═════ Data for this exercise
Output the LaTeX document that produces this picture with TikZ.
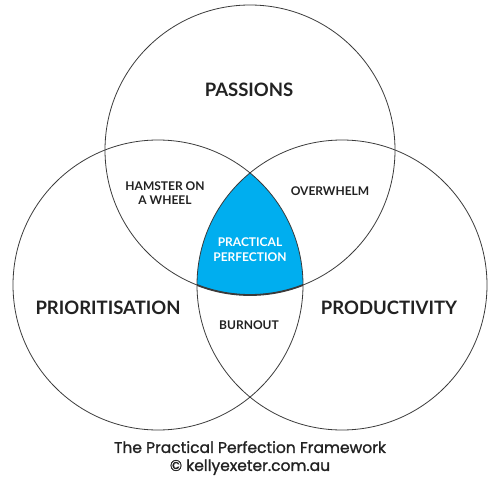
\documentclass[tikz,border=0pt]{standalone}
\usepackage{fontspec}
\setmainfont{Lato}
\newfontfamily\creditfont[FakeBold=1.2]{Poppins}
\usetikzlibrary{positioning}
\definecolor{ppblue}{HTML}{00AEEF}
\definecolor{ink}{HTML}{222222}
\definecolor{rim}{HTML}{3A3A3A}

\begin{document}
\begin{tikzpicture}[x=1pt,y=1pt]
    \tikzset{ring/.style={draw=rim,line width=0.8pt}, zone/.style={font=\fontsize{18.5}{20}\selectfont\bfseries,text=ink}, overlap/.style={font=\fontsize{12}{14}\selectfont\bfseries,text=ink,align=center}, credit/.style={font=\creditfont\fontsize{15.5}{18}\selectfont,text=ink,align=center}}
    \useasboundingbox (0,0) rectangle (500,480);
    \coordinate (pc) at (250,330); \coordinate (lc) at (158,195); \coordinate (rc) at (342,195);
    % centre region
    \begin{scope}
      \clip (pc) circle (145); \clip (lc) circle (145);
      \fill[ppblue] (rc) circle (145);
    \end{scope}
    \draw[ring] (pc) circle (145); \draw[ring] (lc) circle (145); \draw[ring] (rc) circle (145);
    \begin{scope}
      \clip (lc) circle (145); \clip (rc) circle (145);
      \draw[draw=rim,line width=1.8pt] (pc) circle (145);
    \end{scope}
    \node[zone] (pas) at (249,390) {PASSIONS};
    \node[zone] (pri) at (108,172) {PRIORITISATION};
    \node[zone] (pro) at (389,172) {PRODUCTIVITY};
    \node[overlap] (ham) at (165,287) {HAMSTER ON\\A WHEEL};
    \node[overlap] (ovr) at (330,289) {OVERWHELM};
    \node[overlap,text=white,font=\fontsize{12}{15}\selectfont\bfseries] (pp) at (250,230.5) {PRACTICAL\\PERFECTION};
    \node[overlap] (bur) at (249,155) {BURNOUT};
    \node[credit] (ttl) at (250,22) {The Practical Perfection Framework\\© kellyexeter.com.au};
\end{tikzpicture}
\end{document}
══════════
═════ Data for this exercise
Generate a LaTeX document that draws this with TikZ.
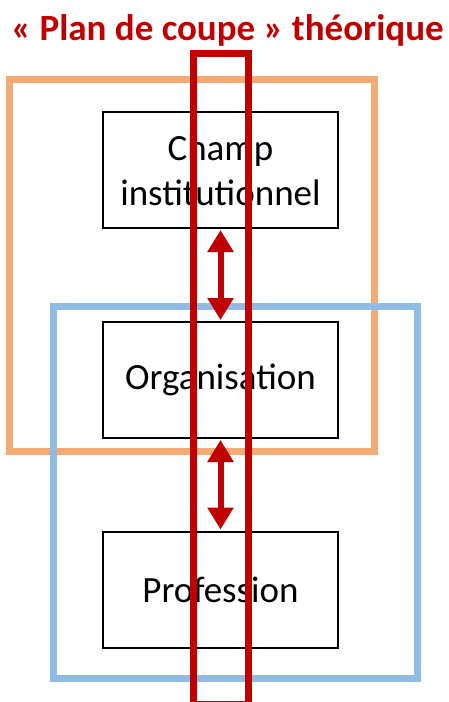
══════════
═════ Data for this exercise
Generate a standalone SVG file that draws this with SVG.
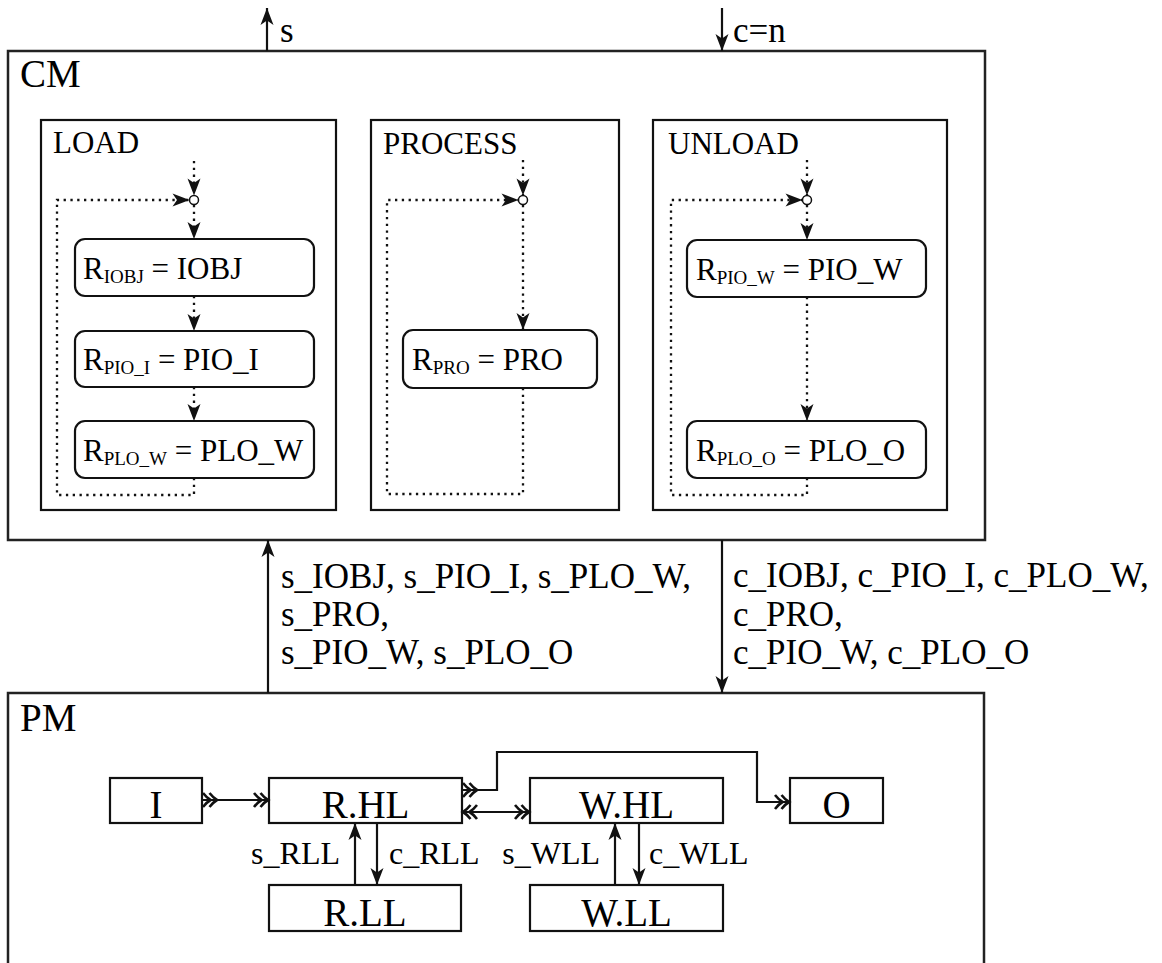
══════════
**What to produce:** Copy out every line of the data that includes the word "draws".

**Full answer:**
Generate a LaTeX document that draws this with TikZ.
Generate a standalone SVG file that draws this with SVG.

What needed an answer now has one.